Wednesday, November 22, 2006

A Message to The Apple Pickers.

I like to call myself a Graphic Designer. It's been a pretty big hobby of mine since the age of seventeen or so. Occaisionally it has been a source of side income for me.

Aside from a couple basic courses in college I'm pretty much self taught and very damn proud of it. The thing is that every once and awhile my pride gets attacked by an arrogent/ignorant Mac user. They laugh at the fact that I design on a PC. It's happened a handful of times, mostly when I worked for Carbon Computing (a Toronto Apple dealer). My response to their laughter has always been that I couldn't afford a Mac.

Today I still can't afford a Mac (at least not a decent one) but I would like to change my past response. My new response is something more like; "because Macs are for stupid mother fuckers who can't handle a sophisticated user interface. Not that Microsoft Windows is the greatest operating system in the world, but you have to admit that it takes a little bit more brains to use than the Mac OS. For fucks sake the Mac OS looks like something you'd see on a childs Leapfrog computer. Also any program I use to design with comes in both Windows and Mac format. Oh and one last thing; don't you look at me or talk to me again you fucking clown. Cause If you do, I'll shove that fucking I-Pod of yours up your left nostril, pull the headphoes out from your right noststril, and listen to your Cake and James Blunt mp3's as you cry like the little bitch you are."

Monday, November 20, 2006

Vagabonds.

I lit up a cigarette, sat on a milk crate and watched the pigeons perched on the rooftops above. No bread crumbs on the pavement below for them to fight over at the moment. They just sit and I too sit watching them. Then for some strange reason (or no reason at all) they all decide to take fight at the exact same moment. They just take off, make a quick u-turn and land on the same rooftoop they were just on. They repeat this every twenty minutes or so.

Once and awhile, one or two of them might break away from the flock and hang out on a not too distant rooftop. I thought there might have be some sort of significance to that action, but I was wrong. They rejoin the flock the next time they all take off.
Band Names

Considering the success of The Killers, I would like to offer these names to up and coming bands who are having trouble trying to come up with that perfect name:

The Manslaughterers (for a band with a little softer sound then The Killers)
The Drug Dealers
The Statutory Rapists
The Mattress Tag Rippers
The Aiders and Abetters to Securities Fraud
The War Criminals
The Identity Thieves
The Masturbators (or The Jerk-Offs)

Thursday, November 09, 2006

There is no cute title for this post.

When I first started this blog I was posting some pretty damn witty shit. I was even impressing myself. From breaking comedy down to a mathematic equation to writing a eulogy for a fruit fly, I was on fire. Now, this blog has transformed into some lame fucking journal (cause diary’s are for homo’s) in which I occasionally write about how I dislike french Canadians.
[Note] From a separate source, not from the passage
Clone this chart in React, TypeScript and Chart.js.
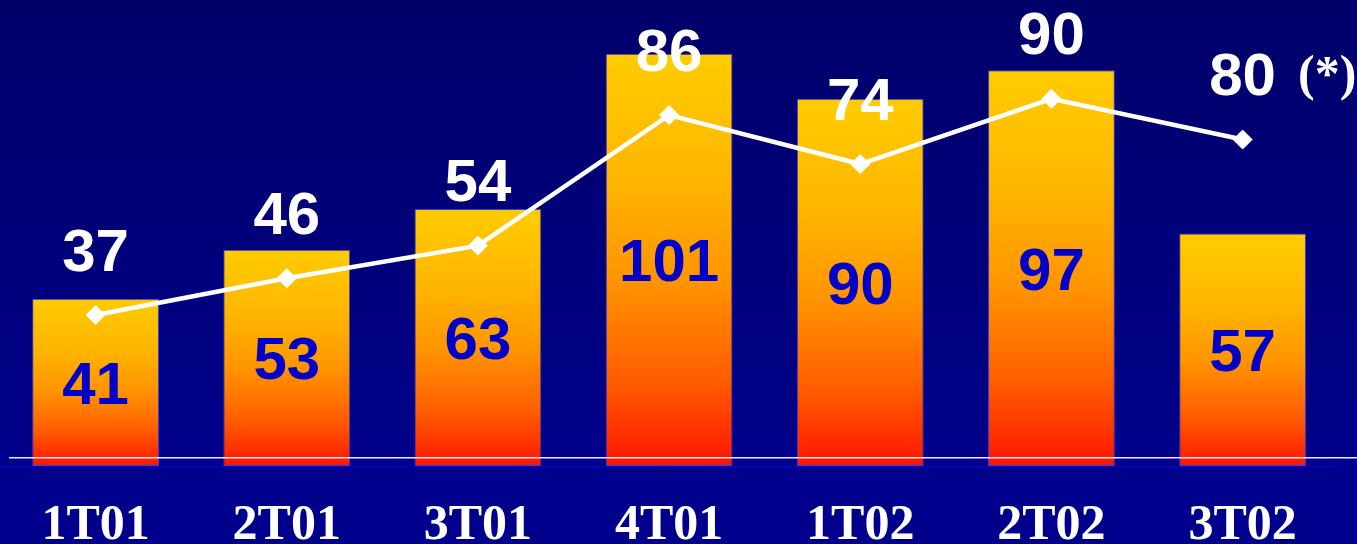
import React, { useEffect, useRef } from "react";
import { Chart, registerables } from "chart.js";

Chart.register(...registerables);

// ---- data ----
const categories = ["1T01", "2T01", "3T01", "4T01", "1T02", "2T02", "3T02"];
const barValues = [41, 53, 63, 101, 90, 97, 57];
const lineValues = [37, 46, 54, 86, 74, 90, 80];
const lastLabelNote = "(*)";
const yMin = 0;
const yMax = 114.2;

const SANS = '"Liberation Sans", Arial, sans-serif';
const SERIF = '"Liberation Serif", "Times New Roman", serif';

export default function App() {
  const ref = useRef<HTMLCanvasElement | null>(null);

  useEffect(() => {
    const canvas = ref.current;
    if (!canvas) return;

    const bgPlugin = {
      id: "bgPlugin",
      beforeDraw(chart: any) {
        const { ctx, width, height, chartArea } = chart;
        const b = chartArea.bottom;
        ctx.save();
        const g = ctx.createLinearGradient(0, 0, 0, b);
        g.addColorStop(0, "#00006A");
        g.addColorStop(1, "#00008A");
        ctx.fillStyle = g;
        ctx.fillRect(0, 0, width, b);
        ctx.fillStyle = "#00008C";
        ctx.fillRect(0, b, width, height - b);
        ctx.restore();
      },
    };

    const labelPlugin = {
      id: "labelPlugin",
      afterDatasetsDraw(chart: any) {
        const ctx = chart.ctx;
        const lineMeta = chart.getDatasetMeta(0);
        const barMeta = chart.getDatasetMeta(1);
        ctx.save();
        // thin white baseline
        const by = chart.chartArea.bottom - 8.25;
        ctx.strokeStyle = "#EEEEF8";
        ctx.lineWidth = 1.5;
        ctx.beginPath();
        ctx.moveTo(9, by);
        ctx.lineTo(chart.width, by);
        ctx.stroke();

        ctx.textAlign = "center";
        ctx.textBaseline = "alphabetic";
        ctx.font = `bold 60px ${SANS}`;
        // bar values inside bars
        ctx.fillStyle = "#0000C8";
        barMeta.data.forEach((el: any, i: number) => {
          const cy = (el.y + el.base) / 2;
          ctx.fillText(String(barValues[i]), el.x, cy + 21.5);
        });
        // line values above points
        ctx.fillStyle = "#FFFFFF";
        lineMeta.data.forEach((el: any, i: number) => {
          const cy = el.y - 66;
          ctx.fillText(String(lineValues[i]), el.x, cy + 21.5);
          if (i === lineValues.length - 1) {
            ctx.save();
            ctx.textAlign = "left";
            ctx.font = `bold 50px ${SERIF}`;
            ctx.fillText(lastLabelNote, el.x + 55.5, cy + 16);
            ctx.restore();
          }
        });
        ctx.restore();
      },
    };

    const chart = new Chart(canvas, {
      type: "bar",
      data: {
        labels: categories,
        datasets: [
          {
            type: "line",
            data: lineValues,
            borderColor: "#FFFFFF",
            borderWidth: 4.5,
            backgroundColor: "#FFFFFF",
            pointStyle: "rectRot",
            pointRadius: 9.5,
            pointBorderWidth: 1,
            pointBackgroundColor: "#FFFFFF",
            pointBorderColor: "#FFFFFF",
            tension: 0,
            fill: false,
            clip: false,
            order: 0,
          } as any,
          {
            type: "bar",
            data: barValues,
            backgroundColor: (c: any) => {
              const ch = c.chart;
              if (!ch.chartArea || c.raw === undefined) return "#FFCC00";
              const ys = ch.scales.y;
              const top = ys.getPixelForValue(c.raw);
              const bottom = ys.getPixelForValue(0);
              const g = ch.ctx.createLinearGradient(0, top, 0, bottom);
              g.addColorStop(0, "#FFCC00");
              g.addColorStop(0.3, "#FFB600");
              g.addColorStop(0.55, "#FF9400");
              g.addColorStop(0.8, "#FF5A00");
              g.addColorStop(1, "#FF1400");
              return g;
            },
            borderColor: "#3B3BD8",
            borderWidth: 1,
            borderSkipped: false,
            barPercentage: 0.6635,
            categoryPercentage: 1,
            order: 1,
          } as any,
        ],
      },
      options: {
        responsive: false,
        animation: false,
        devicePixelRatio: 1,
        layout: { autoPadding: false, padding: { left: -1.7, right: 18.8, top: 0, bottom: 0 } },
        plugins: {
          legend: { display: false },
          tooltip: { enabled: false },
        },
        scales: {
          x: {
            grid: { display: false },
            border: { display: true, color: "#0000DD", width: 1 },
            ticks: {
              color: "#FFFFFF",
              padding: 22,
              font: { family: SERIF, weight: "bold", size: 50 },
            },
            afterFit: (s: any) => {
              s.height = 78;
              s.paddingLeft = 0;
              s.paddingRight = 0;
            },
          },
          y: {
            display: false,
            min: yMin,
            max: yMax,
          },
        },
      } as any,
      plugins: [bgPlugin, labelPlugin],
    });

    return () => chart.destroy();
  }, []);

  return (
    <div style={{ position: "fixed", left: 0, top: 0, width: 1357, height: 544 }}>
      <canvas ref={ref} width={1357} height={544} style={{ display: "block" }} />
    </div>
  );
}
I don’t know what the fuck happened. I guess it’s because summer was getting closer. Could that be possible? Could the heat limit my creativity? Maybe I’m more creative when it’s like minus forty and my nut sack is shriveled up?

Maybe it’s all that worry about my credit card debt. Constantly worrying about making those monthly fucking payments. Getting those annoying phone calls. When one thought lays heavy in your mind, is it possible that it can squash all the others?

To keep it short; I’m gonna make an effort to put more effort into my posts. No more of this I hate french Canadians or Nacho Libre is a good movie crap.